TASK DESCRIPTION -
Look through the material below for "chart". Copy every line that contains it.

ENTRIES SUPPLIED -
## START

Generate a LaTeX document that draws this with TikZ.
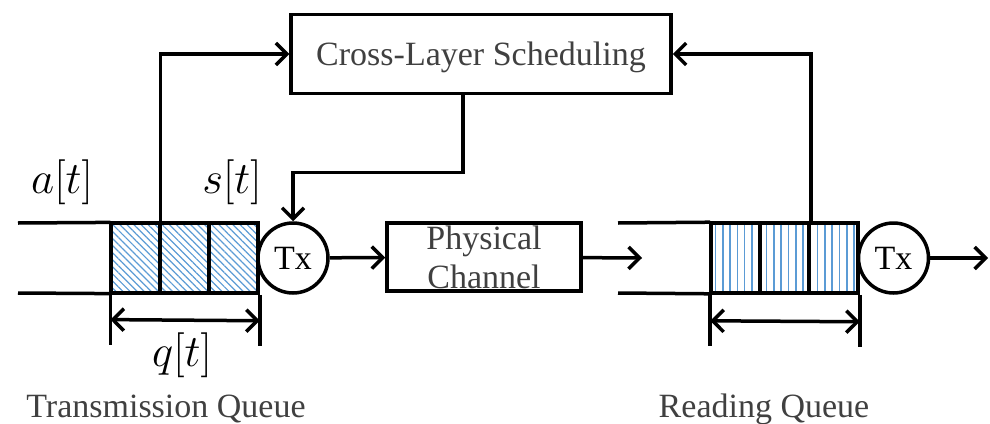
\RequirePackage{fix-cm}
\documentclass[tikz,border=0pt]{standalone}
\usepackage{amsmath}
\usepackage{fontspec}
\setmainfont{Liberation Serif}
\usetikzlibrary{arrows.meta,patterns.meta}

\definecolor{hatchblue}{RGB}{91,155,213}
\definecolor{labelgray}{RGB}{64,64,64}

\begin{document}
\begin{tikzpicture}[x=1pt,y=-1pt,line width=3.5pt,
		>={Straight Barb[length=11pt,width=22pt]},
		box/.style={draw,rectangle,inner sep=0pt,text=labelgray,font=\fontsize{34}{39}\selectfont},
		txnode/.style={draw,circle,minimum size=70pt,inner sep=0pt,font=\fontsize{34}{39}\selectfont},
		txcell/.style={draw,rectangle,minimum width=49pt,minimum height=70pt,inner sep=0pt,
			pattern={Lines[angle=-45,distance=5pt,line width=1.2pt]},pattern color=hatchblue},
		rxcell/.style={draw,rectangle,minimum width=49pt,minimum height=70pt,inner sep=0pt,
			pattern={Lines[angle=90,distance=7.3pt,line width=1.6pt]},pattern color=hatchblue},
		mathlabel/.style={font=\fontsize{45}{52}\selectfont},
		caption/.style={text=labelgray,font=\fontsize{34}{39}\selectfont}]
	\useasboundingbox (0,0) rectangle (990,423);
	
	\node (sched) at (481,54) [box,minimum width=380pt,minimum height=79pt,text depth=0pt] {Cross-Layer Scheduling};
	\node (chan) at (484,257) [box,minimum width=194pt,minimum height=68pt,align=center] {Physical\\Channel};
	
	\node (q1) at (135.5,258) [txcell] {};
	\node (q2) at (184.5,258) [txcell] {};
	\node (q3) at (233.5,258) [txcell] {};
	\node (tx1) at (293,258) [txnode] {Tx};
	
	\node (r1) at (735.5,258) [rxcell] {};
	\node (r2) at (784.5,258) [rxcell] {};
	\node (r3) at (833.5,258) [rxcell] {};
	\node (tx2) at (893.5,258) [txnode] {Tx};
	
	\coordinate (qtop) at (18,223);
	\coordinate (qbot) at (18,293);
	\coordinate (rtop) at (618,223);
	\coordinate (rbot) at (618,293);
	\coordinate (rin) at (642,258);
	\coordinate (out) at (988,258);
	
	\draw (qtop) -- (q1.north west);
	\draw (qbot) -- (q1.south west);
	\draw (rtop) -- (r1.north west);
	\draw (rbot) -- (r1.south west);
	
	\draw[->] (tx1) -- (chan);
	\draw[->] (chan) -- (rin);
	\draw[->] (tx2) -- (out);
	\draw[->] ([xshift=-18pt]sched.south) -- ++(0,77) -| (tx1.north);
	\draw[->] (q1.north east) |- (sched.west);
	\draw[->] (r2.north east) |- (sched.east);
	
	\draw (q1.south west) -- ++(0,51);
	\draw (q3.south east) -- ++(0,51);
	\draw[<->] ([yshift=-26pt]q1.south west) -- ([yshift=-26pt]q3.south east);
	\draw (r1.south west) -- ++(0,52);
	\draw (r3.south east) -- ++(0,52);
	\draw[<->] ([yshift=-27pt]r1.south west) -- ([yshift=-27pt]r3.south east);
	
	\node (arr) at (62,182) [mathlabel] {$a[t]$};
	\node (srv) at (232,182) [mathlabel] {$s[t]$};
	\node (qlen) at (182,355) [mathlabel] {$q[t]$};
	\node (txq) at (166,409) [caption] {Transmission Queue};
	\node (rdq) at (764,409) [caption] {Reading Queue};
\end{tikzpicture}
\end{document}
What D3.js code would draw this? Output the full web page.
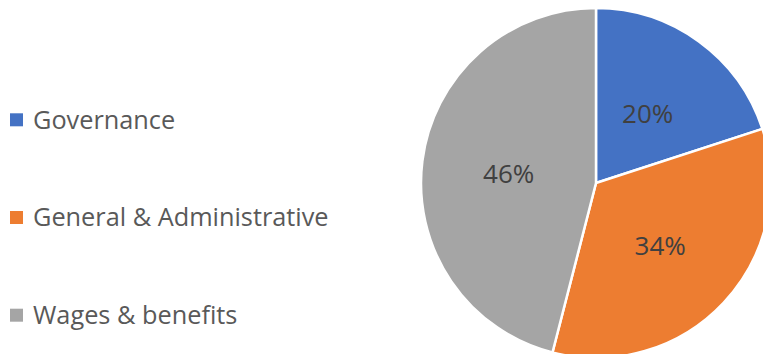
<!DOCTYPE html>
<html>
<head>
<meta charset="utf-8">
<script src="https://cdn.jsdelivr.net/npm/d3@7"></script>
<style>
  body { margin: 0; background: #fff; }
  svg { display: block; font-family: "Open Sans", sans-serif; }
</style>
</head>
<body>
<svg id="chart" width="763" height="354"></svg>
<script>
const categories = ["Governance", "General & Administrative", "Wages & benefits"];
const values = [20, 34, 46];
const colors = ["#4472C4", "#ED7D31", "#A5A5A5"];

const svg = d3.select("#chart");
const cx = 596, cy = 183, radius = 175;

const data = categories.map((c, i) => ({ name: c, value: values[i] }));
const total = d3.sum(values);

const pie = d3.pie().value(d => d.value).sort(null);
const arc = d3.arc().innerRadius(0).outerRadius(radius);
// excel puts the labels about half way out
const labelArc = d3.arc().innerRadius(88).outerRadius(88);
const color = d3.scaleOrdinal().domain(categories).range(colors);

const g = svg.append("g").attr("transform", `translate(${cx},${cy})`);

g.selectAll("path")
  .data(pie(data))
  .join("path")
  .attr("d", arc)
  .attr("fill", d => color(d.data.name))
  .attr("stroke", "#fff")
  .attr("stroke-width", 2.5)
  .attr("stroke-linejoin", "round");

g.selectAll("text")
  .data(pie(data))
  .join("text")
  .attr("transform", d => `translate(${labelArc.centroid(d)})`)
  .attr("text-anchor", "middle")
  .attr("dy", "0.44em")
  .attr("font-size", 26)
  .attr("fill", "#404040")
  .text(d => Math.round(d.data.value / total * 100) + "%");

// legend
const legendY = d3.scalePoint().domain(categories).range([119.8, 315.2]);
const legend = svg.append("g").selectAll("g")
  .data(categories)
  .join("g")
  .attr("transform", d => `translate(10,${legendY(d)})`);

legend.append("rect")
  .attr("x", 0).attr("y", -6.5)
  .attr("width", 13).attr("height", 13)
  .attr("fill", d => color(d));

legend.append("text")
  .attr("x", 23)
  .attr("dy", "0.35em")
  .attr("font-size", 25.3)
  .attr("fill", "#595959")
  .text(d => d);
</script>
</body>
</html>
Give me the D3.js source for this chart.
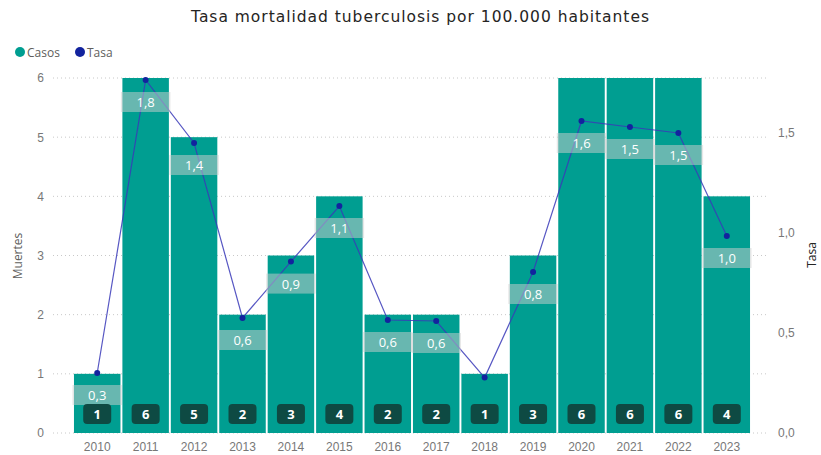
<!DOCTYPE html>
<html><head><meta charset="utf-8">
<script src="https://cdn.jsdelivr.net/npm/d3@7"></script>
<style>body{margin:0;background:#fff;}svg{display:block;font-family:"Open Sans","Noto Sans",sans-serif;}</style>
</head><body><svg id="c" width="821" height="455"></svg>
<script>
const years = ["2010","2011","2012","2013","2014","2015","2016","2017","2018","2019","2020","2021","2022","2023"];
const casos = [1,6,5,2,3,4,2,2,1,3,6,6,6,4];
const tasa = [0.30,1.765,1.45,0.575,0.857,1.135,0.565,0.56,0.277,0.805,1.56,1.53,1.50,0.985];
const tasaLabels = ["0,3","1,8","1,4","0,6","0,9","1,1","0,6","0,6","","0,8","1,6","1,5","1,5","1,0"];
const leftTicks = [0,1,2,3,4,5,6];
const rightTicks = [0,0.5,1.0,1.5];

const svg = d3.select("#c");
const plotTop=78, plotBottom=433;
const x = d3.scaleBand().domain(years).range([73,751]).paddingInner(0.04).paddingOuter(0.02);
const yL = d3.scaleLinear().domain([0,6]).range([plotBottom,plotTop]);
const yR = d3.scaleLinear().domain([0,1.775]).range([plotBottom,plotTop]);

svg.append("text").attr("x",420).attr("y",22).attr("text-anchor","middle")
  .attr("font-family","DejaVu Sans").attr("font-size",15.5).attr("fill","#252423")
  .attr("textLength",458).attr("lengthAdjust","spacing")
  .text("Tasa mortalidad tuberculosis por 100.000 habitantes");

// legend
const lg = svg.append("g");
lg.append("circle").attr("cx",20).attr("cy",52).attr("r",5).attr("fill","#009e91");
lg.append("text").attr("x",27).attr("y",56.5).attr("font-size",12).attr("fill","#605e5c").text("Casos");
lg.append("circle").attr("cx",80).attr("cy",52).attr("r",5).attr("fill","#12239e");
lg.append("text").attr("x",87).attr("y",56.5).attr("font-size",12).attr("fill","#605e5c").text("Tasa");

// gridlines
svg.append("g").selectAll("line").data(leftTicks).join("line")
  .attr("x1",53).attr("x2",768).attr("y1",d=>yL(d)).attr("y2",d=>yL(d))
  .attr("stroke","#c8c8c8").attr("stroke-width",1).attr("stroke-dasharray","1,3");

// left axis
const axL = svg.append("g").attr("transform","translate(44,0)")
  .call(d3.axisLeft(yL).tickValues(leftTicks).tickSize(0).tickPadding(0).tickFormat(d3.format("d")));
axL.select(".domain").remove();
axL.selectAll("text").attr("font-size",12).attr("fill","#777").attr("font-family","inherit");

// right axis
const axR = svg.append("g").attr("transform","translate(778,0)")
  .call(d3.axisRight(yR).tickValues(rightTicks).tickSize(0).tickPadding(0).tickFormat(d=>d.toFixed(1).replace(".",",")));
axR.select(".domain").remove();
axR.selectAll("text").attr("font-size",12).attr("fill","#777").attr("font-family","inherit");

// x axis
const axX = svg.append("g").attr("transform",`translate(0,${plotBottom})`)
  .call(d3.axisBottom(x).tickSize(0).tickPadding(9));
axX.select(".domain").remove();
axX.selectAll("text").attr("font-size",12).attr("fill","#777").attr("font-family","inherit");

// axis titles
svg.append("text").attr("transform","translate(22,256) rotate(-90)").attr("text-anchor","middle")
  .attr("font-size",12).attr("fill","#605e5c").text("Muertes");
svg.append("text").attr("transform","translate(816,255) rotate(-90)").attr("text-anchor","middle")
  .attr("font-size",12).attr("fill","#252423").text("Tasa");

// bars
svg.append("g").selectAll("rect").data(years).join("rect")
  .attr("x",d=>x(d)).attr("width",x.bandwidth())
  .attr("y",(d,i)=>yL(casos[i])).attr("height",(d,i)=>plotBottom-yL(casos[i]))
  .attr("fill","#009e91");

// line
const pts = years.map((d,i)=>[x(d)+x.bandwidth()/2, yR(tasa[i])]);
svg.append("path").attr("d",d3.line()(pts)).attr("fill","none")
  .attr("stroke","#3a3ab8").attr("stroke-width",1.2).attr("stroke-opacity",0.85);
svg.append("g").selectAll("circle").data(pts).join("circle")
  .attr("cx",d=>d[0]).attr("cy",d=>d[1]).attr("r",3).attr("fill","#12239e");

// rate labels
const rl = svg.append("g").selectAll("g").data(years.map((d,i)=>({d,i})).filter(o=>tasaLabels[o.i]!=="")).join("g");
rl.append("rect").attr("x",o=>x(o.d)-1.5).attr("width",x.bandwidth()+3)
  .attr("y",o=>yR(tasa[o.i])+12).attr("height",20)
  .attr("fill","#cfcfcf").attr("fill-opacity",0.5);
rl.append("text").attr("x",o=>x(o.d)+x.bandwidth()/2).attr("y",o=>yR(tasa[o.i])+27)
  .attr("text-anchor","middle").attr("font-size",13).attr("fill","#fff").text(o=>tasaLabels[o.i]);

// count labels
const cl = svg.append("g").selectAll("g").data(years).join("g");
cl.append("rect").attr("x",d=>x(d)+x.bandwidth()/2-14).attr("y",404).attr("width",28).attr("height",20)
  .attr("rx",4).attr("fill","#0e4a43");
cl.append("text").attr("x",d=>x(d)+x.bandwidth()/2).attr("y",419).attr("text-anchor","middle")
  .attr("font-size",13).attr("font-weight","bold").attr("fill","#fff").text((d,i)=>casos[i]);
</script></body></html>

## END

SOLUTION -
<svg id="chart" width="763" height="354"></svg>
const svg = d3.select("#chart");
Give me the D3.js source for this chart.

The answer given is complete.